╭──

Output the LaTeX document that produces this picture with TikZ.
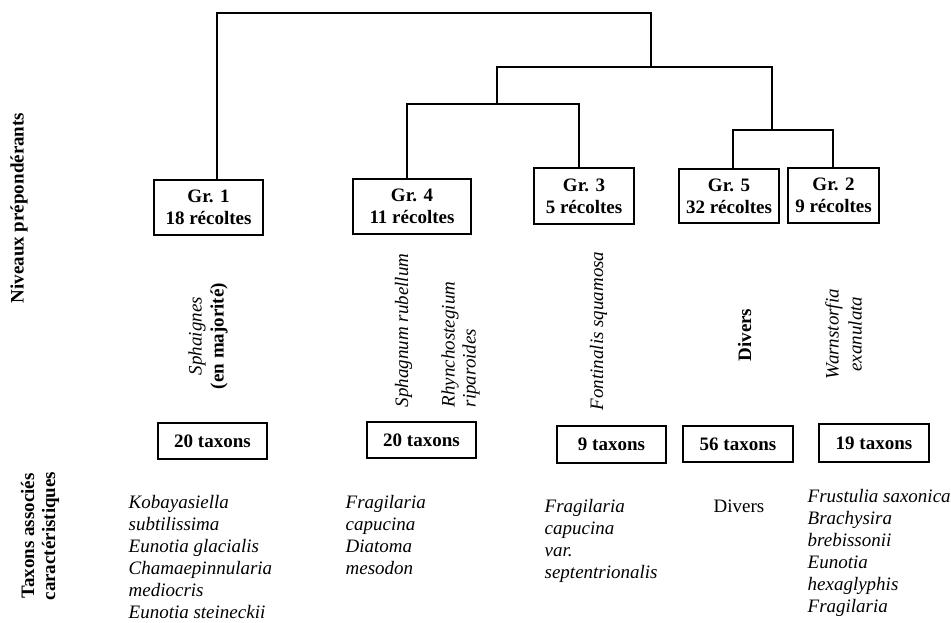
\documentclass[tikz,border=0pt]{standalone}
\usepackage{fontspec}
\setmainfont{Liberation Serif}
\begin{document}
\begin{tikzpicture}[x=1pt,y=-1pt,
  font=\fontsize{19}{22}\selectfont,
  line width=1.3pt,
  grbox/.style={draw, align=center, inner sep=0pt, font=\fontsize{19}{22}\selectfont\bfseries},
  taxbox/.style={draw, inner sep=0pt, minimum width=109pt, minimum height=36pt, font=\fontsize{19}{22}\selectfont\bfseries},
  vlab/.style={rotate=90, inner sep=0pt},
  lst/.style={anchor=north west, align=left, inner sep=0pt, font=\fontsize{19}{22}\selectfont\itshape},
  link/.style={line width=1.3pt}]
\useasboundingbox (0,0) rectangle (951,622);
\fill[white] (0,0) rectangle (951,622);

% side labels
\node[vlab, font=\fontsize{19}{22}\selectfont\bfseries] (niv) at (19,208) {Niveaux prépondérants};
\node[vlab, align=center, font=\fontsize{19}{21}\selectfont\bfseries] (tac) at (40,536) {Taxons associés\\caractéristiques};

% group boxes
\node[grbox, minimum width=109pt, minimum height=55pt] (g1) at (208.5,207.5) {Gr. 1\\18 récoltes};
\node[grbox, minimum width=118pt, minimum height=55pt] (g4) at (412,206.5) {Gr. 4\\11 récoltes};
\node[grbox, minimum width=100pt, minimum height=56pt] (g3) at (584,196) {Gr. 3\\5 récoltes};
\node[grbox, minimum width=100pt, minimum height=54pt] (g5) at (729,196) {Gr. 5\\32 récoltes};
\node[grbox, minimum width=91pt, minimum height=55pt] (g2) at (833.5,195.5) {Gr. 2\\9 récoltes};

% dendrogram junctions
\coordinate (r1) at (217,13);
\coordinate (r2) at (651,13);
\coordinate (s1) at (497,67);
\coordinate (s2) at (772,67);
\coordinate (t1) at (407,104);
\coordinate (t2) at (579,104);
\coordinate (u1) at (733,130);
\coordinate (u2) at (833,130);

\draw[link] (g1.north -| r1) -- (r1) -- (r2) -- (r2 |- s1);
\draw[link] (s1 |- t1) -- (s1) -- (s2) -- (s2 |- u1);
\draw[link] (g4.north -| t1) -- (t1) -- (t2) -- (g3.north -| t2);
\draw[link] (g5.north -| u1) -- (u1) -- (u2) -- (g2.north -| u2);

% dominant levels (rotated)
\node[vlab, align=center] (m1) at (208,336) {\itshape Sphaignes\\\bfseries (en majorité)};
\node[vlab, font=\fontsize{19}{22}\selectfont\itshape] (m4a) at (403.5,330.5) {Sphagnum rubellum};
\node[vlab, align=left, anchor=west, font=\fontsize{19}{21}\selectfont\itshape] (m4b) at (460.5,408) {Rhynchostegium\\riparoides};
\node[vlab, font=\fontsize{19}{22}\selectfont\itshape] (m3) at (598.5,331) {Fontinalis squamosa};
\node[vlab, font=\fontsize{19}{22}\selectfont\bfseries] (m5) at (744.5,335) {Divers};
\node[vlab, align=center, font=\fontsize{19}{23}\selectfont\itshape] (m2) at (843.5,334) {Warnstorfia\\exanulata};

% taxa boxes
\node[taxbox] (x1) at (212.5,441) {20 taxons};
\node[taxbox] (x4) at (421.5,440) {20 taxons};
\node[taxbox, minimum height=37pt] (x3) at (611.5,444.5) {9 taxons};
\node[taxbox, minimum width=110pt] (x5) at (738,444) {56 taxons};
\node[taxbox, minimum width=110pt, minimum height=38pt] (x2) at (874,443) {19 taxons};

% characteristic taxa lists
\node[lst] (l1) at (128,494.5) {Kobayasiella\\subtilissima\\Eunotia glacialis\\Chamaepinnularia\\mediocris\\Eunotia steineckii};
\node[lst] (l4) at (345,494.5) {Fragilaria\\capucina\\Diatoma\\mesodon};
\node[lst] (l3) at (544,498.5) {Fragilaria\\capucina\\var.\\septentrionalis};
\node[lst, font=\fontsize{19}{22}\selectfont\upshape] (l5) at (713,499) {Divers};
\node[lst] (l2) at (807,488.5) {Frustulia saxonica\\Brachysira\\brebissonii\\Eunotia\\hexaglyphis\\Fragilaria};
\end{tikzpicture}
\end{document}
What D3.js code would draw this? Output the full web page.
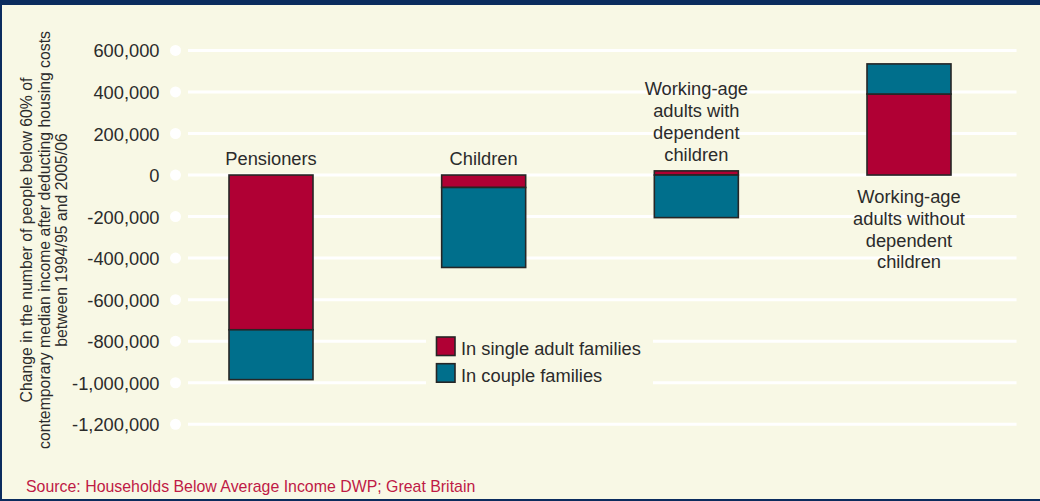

╰──

Exercise -
Output an exact copy of the material, with the pictures removed.

Exercise solution -
Output the LaTeX document that produces this picture with TikZ.
\documentclass[tikz,border=0pt]{standalone}
\usepackage{fontspec}
\setmainfont{Liberation Serif}
\begin{document}
\begin{tikzpicture}[x=1pt,y=-1pt,
  font=\fontsize{19}{22}\selectfont,
  line width=1.3pt,
  grbox/.style={draw, align=center, inner sep=0pt, font=\fontsize{19}{22}\selectfont\bfseries},
  taxbox/.style={draw, inner sep=0pt, minimum width=109pt, minimum height=36pt, font=\fontsize{19}{22}\selectfont\bfseries},
  vlab/.style={rotate=90, inner sep=0pt},
  lst/.style={anchor=north west, align=left, inner sep=0pt, font=\fontsize{19}{22}\selectfont\itshape},
  link/.style={line width=1.3pt}]
\useasboundingbox (0,0) rectangle (951,622);
\fill[white] (0,0) rectangle (951,622);

% side labels
\node[vlab, font=\fontsize{19}{22}\selectfont\bfseries] (niv) at (19,208) {Niveaux prépondérants};
\node[vlab, align=center, font=\fontsize{19}{21}\selectfont\bfseries] (tac) at (40,536) {Taxons associés\\caractéristiques};

% group boxes
\node[grbox, minimum width=109pt, minimum height=55pt] (g1) at (208.5,207.5) {Gr. 1\\18 récoltes};
\node[grbox, minimum width=118pt, minimum height=55pt] (g4) at (412,206.5) {Gr. 4\\11 récoltes};
\node[grbox, minimum width=100pt, minimum height=56pt] (g3) at (584,196) {Gr. 3\\5 récoltes};
\node[grbox, minimum width=100pt, minimum height=54pt] (g5) at (729,196) {Gr. 5\\32 récoltes};
\node[grbox, minimum width=91pt, minimum height=55pt] (g2) at (833.5,195.5) {Gr. 2\\9 récoltes};

% dendrogram junctions
\coordinate (r1) at (217,13);
\coordinate (r2) at (651,13);
\coordinate (s1) at (497,67);
\coordinate (s2) at (772,67);
\coordinate (t1) at (407,104);
\coordinate (t2) at (579,104);
\coordinate (u1) at (733,130);
\coordinate (u2) at (833,130);

\draw[link] (g1.north -| r1) -- (r1) -- (r2) -- (r2 |- s1);
\draw[link] (s1 |- t1) -- (s1) -- (s2) -- (s2 |- u1);
\draw[link] (g4.north -| t1) -- (t1) -- (t2) -- (g3.north -| t2);
\draw[link] (g5.north -| u1) -- (u1) -- (u2) -- (g2.north -| u2);

% dominant levels (rotated)
\node[vlab, align=center] (m1) at (208,336) {\itshape Sphaignes\\\bfseries (en majorité)};
\node[vlab, font=\fontsize{19}{22}\selectfont\itshape] (m4a) at (403.5,330.5) {Sphagnum rubellum};
\node[vlab, align=left, anchor=west, font=\fontsize{19}{21}\selectfont\itshape] (m4b) at (460.5,408) {Rhynchostegium\\riparoides};
\node[vlab, font=\fontsize{19}{22}\selectfont\itshape] (m3) at (598.5,331) {Fontinalis squamosa};
\node[vlab, font=\fontsize{19}{22}\selectfont\bfseries] (m5) at (744.5,335) {Divers};
\node[vlab, align=center, font=\fontsize{19}{23}\selectfont\itshape] (m2) at (843.5,334) {Warnstorfia\\exanulata};

% taxa boxes
\node[taxbox] (x1) at (212.5,441) {20 taxons};
\node[taxbox] (x4) at (421.5,440) {20 taxons};
\node[taxbox, minimum height=37pt] (x3) at (611.5,444.5) {9 taxons};
\node[taxbox, minimum width=110pt] (x5) at (738,444) {56 taxons};
\node[taxbox, minimum width=110pt, minimum height=38pt] (x2) at (874,443) {19 taxons};

% characteristic taxa lists
\node[lst] (l1) at (128,494.5) {Kobayasiella\\subtilissima\\Eunotia glacialis\\Chamaepinnularia\\mediocris\\Eunotia steineckii};
\node[lst] (l4) at (345,494.5) {Fragilaria\\capucina\\Diatoma\\mesodon};
\node[lst] (l3) at (544,498.5) {Fragilaria\\capucina\\var.\\septentrionalis};
\node[lst, font=\fontsize{19}{22}\selectfont\upshape] (l5) at (713,499) {Divers};
\node[lst] (l2) at (807,488.5) {Frustulia saxonica\\Brachysira\\brebissonii\\Eunotia\\hexaglyphis\\Fragilaria};
\end{tikzpicture}
\end{document}
What D3.js code would draw this? Output the full web page.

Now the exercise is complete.